November’s output expansion was “undeniably encouraging”, said Ruth Gregory, economist at Capital Economics, who added that the UK government’s cost of living payments meant that households had more cash in November.
November’s GDP growth could signify that the UK economy avoided a technical recession, defined as two consecutive quarterly contractions, at the end of 2022. Output fell for the third quarter of last year.
This “will only add to the pressure for the Bank of England to raise interest rates further from 3.5 per cent, perhaps to 4.5 per cent in the coming months”, Gregory said of Friday’s figures.
Markets have priced in a 57 per cent probability that the Bank of England will raise its rate by 50 basis points from the current 3.5 per cent at its next meeting on February 2. Interest rates have risen sharply from 0.1 per cent in November 2021 as the BoE battles with very high inflation.
Despite its resilience in November, the UK economy has been struggling under the weight of high inflation and rising borrowing costs. In the three months to November, the economy fell by 0.3 per cent compared with the previous three months.

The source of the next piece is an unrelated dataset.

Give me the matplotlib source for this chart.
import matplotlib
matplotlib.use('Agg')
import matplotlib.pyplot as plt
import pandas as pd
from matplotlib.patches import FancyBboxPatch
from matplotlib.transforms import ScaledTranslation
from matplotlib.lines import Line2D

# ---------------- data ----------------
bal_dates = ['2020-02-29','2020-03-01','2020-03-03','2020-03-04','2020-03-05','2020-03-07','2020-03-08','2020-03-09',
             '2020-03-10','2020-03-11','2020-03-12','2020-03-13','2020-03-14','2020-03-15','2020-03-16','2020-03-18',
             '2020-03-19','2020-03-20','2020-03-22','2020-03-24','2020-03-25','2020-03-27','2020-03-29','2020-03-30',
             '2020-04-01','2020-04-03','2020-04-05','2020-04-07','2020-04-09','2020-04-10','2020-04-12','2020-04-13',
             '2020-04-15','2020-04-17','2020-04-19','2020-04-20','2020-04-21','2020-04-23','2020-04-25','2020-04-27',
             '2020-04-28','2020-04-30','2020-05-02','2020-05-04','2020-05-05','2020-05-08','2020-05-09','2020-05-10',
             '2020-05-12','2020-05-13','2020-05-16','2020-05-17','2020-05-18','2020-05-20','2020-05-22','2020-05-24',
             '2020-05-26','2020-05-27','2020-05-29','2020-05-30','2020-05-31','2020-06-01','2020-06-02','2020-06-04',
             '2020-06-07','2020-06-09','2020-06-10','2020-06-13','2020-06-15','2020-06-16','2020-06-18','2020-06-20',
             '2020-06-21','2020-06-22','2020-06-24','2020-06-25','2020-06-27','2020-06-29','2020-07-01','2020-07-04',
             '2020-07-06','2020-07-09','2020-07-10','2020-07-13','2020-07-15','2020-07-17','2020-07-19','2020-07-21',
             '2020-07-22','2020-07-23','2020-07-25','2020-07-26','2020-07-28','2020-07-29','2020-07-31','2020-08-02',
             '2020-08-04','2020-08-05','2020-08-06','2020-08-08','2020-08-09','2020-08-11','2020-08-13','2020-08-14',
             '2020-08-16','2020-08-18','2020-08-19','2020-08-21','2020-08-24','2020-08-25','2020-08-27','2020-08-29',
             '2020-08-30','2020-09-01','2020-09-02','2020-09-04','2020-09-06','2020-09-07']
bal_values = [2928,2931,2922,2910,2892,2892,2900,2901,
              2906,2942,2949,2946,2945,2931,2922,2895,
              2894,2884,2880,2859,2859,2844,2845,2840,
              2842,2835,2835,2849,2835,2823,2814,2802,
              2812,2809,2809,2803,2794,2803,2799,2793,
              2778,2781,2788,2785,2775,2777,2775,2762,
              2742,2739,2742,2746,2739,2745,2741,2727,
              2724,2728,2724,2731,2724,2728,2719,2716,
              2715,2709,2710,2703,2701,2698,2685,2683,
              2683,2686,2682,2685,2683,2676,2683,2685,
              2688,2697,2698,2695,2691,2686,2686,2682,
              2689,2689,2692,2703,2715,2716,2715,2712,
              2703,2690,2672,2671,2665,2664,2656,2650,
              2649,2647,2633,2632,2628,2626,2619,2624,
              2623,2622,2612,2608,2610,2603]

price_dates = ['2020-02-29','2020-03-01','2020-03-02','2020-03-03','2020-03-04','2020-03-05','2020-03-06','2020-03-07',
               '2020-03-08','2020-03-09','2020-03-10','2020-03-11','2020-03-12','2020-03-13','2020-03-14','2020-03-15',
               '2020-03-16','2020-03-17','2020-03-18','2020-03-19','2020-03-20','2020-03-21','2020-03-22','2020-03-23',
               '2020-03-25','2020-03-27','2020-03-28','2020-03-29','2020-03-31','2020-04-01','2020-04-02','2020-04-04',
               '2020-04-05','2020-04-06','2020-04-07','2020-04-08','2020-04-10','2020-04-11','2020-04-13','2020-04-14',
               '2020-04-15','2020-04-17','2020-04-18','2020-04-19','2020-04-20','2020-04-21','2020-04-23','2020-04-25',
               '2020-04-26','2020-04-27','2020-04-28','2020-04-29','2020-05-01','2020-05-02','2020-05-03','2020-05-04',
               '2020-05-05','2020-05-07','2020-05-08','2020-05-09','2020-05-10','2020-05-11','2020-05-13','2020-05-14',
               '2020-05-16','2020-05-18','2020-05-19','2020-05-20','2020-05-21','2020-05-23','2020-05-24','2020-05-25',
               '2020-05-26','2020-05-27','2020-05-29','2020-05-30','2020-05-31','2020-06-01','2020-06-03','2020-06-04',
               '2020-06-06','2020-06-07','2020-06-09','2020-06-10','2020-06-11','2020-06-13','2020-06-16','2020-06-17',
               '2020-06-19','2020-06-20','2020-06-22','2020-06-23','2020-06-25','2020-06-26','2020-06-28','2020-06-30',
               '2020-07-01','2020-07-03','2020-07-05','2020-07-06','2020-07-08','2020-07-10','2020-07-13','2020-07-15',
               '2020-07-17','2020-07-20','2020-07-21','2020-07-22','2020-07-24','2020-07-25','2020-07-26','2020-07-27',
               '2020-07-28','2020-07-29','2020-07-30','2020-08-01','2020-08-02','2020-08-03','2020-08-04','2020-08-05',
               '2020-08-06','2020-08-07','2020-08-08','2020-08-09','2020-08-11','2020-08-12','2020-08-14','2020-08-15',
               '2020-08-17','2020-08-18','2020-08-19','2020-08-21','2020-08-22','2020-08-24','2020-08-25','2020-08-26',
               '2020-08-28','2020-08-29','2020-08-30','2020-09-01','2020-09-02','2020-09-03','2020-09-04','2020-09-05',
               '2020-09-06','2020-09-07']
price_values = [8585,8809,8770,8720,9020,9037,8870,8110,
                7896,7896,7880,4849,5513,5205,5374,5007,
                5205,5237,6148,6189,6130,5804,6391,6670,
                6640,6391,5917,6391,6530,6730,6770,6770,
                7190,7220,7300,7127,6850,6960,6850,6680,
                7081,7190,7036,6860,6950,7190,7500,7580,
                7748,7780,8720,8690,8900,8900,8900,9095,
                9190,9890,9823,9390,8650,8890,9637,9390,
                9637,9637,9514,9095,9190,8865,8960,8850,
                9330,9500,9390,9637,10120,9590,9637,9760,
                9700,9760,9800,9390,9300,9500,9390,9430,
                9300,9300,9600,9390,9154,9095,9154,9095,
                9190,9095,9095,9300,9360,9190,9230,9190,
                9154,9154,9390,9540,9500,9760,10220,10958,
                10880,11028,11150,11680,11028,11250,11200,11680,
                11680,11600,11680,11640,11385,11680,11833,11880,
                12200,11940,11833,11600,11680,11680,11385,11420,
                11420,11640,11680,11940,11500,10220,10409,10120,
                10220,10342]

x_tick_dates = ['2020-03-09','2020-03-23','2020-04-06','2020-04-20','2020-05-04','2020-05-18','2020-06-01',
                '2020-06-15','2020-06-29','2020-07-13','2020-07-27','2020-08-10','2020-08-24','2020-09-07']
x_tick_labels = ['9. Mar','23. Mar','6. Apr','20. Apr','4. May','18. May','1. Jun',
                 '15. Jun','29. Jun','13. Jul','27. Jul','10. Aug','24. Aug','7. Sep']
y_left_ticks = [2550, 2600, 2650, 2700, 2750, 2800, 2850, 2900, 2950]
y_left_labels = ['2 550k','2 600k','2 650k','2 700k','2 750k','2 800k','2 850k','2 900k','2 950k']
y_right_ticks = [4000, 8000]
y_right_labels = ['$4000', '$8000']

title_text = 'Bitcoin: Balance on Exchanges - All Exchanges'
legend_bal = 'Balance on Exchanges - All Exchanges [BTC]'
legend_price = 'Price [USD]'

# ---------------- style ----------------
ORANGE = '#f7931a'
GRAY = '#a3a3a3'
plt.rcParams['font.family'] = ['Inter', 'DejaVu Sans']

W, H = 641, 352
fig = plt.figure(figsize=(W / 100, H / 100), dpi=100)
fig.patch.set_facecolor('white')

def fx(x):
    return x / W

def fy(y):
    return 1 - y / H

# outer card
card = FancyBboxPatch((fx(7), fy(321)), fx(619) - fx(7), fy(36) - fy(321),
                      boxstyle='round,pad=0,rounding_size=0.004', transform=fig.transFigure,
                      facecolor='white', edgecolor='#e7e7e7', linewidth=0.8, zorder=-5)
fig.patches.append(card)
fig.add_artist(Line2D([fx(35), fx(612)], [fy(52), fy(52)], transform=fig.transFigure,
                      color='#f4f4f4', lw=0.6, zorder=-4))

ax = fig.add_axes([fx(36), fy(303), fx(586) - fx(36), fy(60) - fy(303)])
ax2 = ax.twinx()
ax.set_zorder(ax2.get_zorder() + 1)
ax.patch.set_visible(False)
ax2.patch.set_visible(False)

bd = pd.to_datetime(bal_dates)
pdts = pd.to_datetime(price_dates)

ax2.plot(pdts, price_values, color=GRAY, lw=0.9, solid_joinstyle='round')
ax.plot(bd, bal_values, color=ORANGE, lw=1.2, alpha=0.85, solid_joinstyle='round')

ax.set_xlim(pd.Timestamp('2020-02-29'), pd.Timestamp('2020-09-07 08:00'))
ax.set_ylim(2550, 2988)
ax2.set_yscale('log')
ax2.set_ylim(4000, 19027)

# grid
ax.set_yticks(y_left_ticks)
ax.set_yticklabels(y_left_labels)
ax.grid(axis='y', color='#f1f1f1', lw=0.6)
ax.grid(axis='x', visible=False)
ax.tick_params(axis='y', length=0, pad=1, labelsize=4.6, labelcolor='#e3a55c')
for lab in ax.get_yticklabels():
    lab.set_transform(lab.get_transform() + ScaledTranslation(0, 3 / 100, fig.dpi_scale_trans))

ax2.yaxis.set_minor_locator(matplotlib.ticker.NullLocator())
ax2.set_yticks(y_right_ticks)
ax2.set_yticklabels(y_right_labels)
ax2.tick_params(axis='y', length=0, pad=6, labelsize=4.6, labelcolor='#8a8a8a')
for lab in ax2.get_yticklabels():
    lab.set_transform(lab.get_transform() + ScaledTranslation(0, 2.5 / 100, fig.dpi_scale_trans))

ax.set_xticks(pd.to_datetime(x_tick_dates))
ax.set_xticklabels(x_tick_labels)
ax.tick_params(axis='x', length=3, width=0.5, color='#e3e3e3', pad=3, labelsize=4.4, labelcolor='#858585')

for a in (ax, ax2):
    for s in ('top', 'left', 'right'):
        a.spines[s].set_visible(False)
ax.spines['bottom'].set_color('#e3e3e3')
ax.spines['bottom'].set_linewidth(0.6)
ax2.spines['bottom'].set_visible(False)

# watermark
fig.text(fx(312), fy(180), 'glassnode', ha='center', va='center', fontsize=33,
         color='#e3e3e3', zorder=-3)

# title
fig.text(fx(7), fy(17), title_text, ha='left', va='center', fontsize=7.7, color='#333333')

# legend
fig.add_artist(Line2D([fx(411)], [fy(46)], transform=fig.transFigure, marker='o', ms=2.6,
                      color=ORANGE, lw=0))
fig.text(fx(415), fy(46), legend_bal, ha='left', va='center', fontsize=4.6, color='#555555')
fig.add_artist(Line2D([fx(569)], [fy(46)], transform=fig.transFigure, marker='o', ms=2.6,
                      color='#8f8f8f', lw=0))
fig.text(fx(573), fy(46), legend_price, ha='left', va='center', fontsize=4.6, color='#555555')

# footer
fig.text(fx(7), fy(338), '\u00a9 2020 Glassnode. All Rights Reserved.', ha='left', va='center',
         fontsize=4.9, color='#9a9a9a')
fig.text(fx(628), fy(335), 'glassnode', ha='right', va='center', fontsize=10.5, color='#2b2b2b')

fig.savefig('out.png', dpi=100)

In November, output was still smaller than in its recent peak of May 2022 and remained 0.3 per cent below its level in February 2020, before the coronavirus pandemic. Output from consumer-facing services, such as shops and restaurants, was 8.5 per cent below pre-pandemic levels.
This is in contrast with all other G7 economies where by the third quarter GDP had already recovered from the impact of the health crisis.
Thomas Pugh, economist at consulting firm RSM UK, said a recession in the UK was “delayed, not cancelled”, since consumer spending was likely to falter as the squeeze on household real incomes intensified.
“We continue to think that GDP will drop substantially in Q1 and Q2,” added Samuel Tombs, economist at Pantheon Macroeconomics, who emphasised that the UK government will reduce energy price support substantially in the second quarter.
Leading economists surveyed by Consensus Economics forecast UK GDP would shrink by 1 per cent in 2023, a much larger drop than the 0.1 per cent fall forecast for the eurozone and in contrast with the 0.25 per cent increase expected in the US.
Separate ONS data, also published on Friday, showed that a recent fall in gas prices helped to narrow the UK’s large trade deficit by £6.5bn to £20.2bn in the three months to November compared with the previous three months.
The fall in gas prices is also expected to reduce pressure on household finances as well as providing some savings for the government.
Chancellor Jeremy Hunt said: “The most important help we can give is to stick to the plan to halve inflation this year so we get the economy growing again.”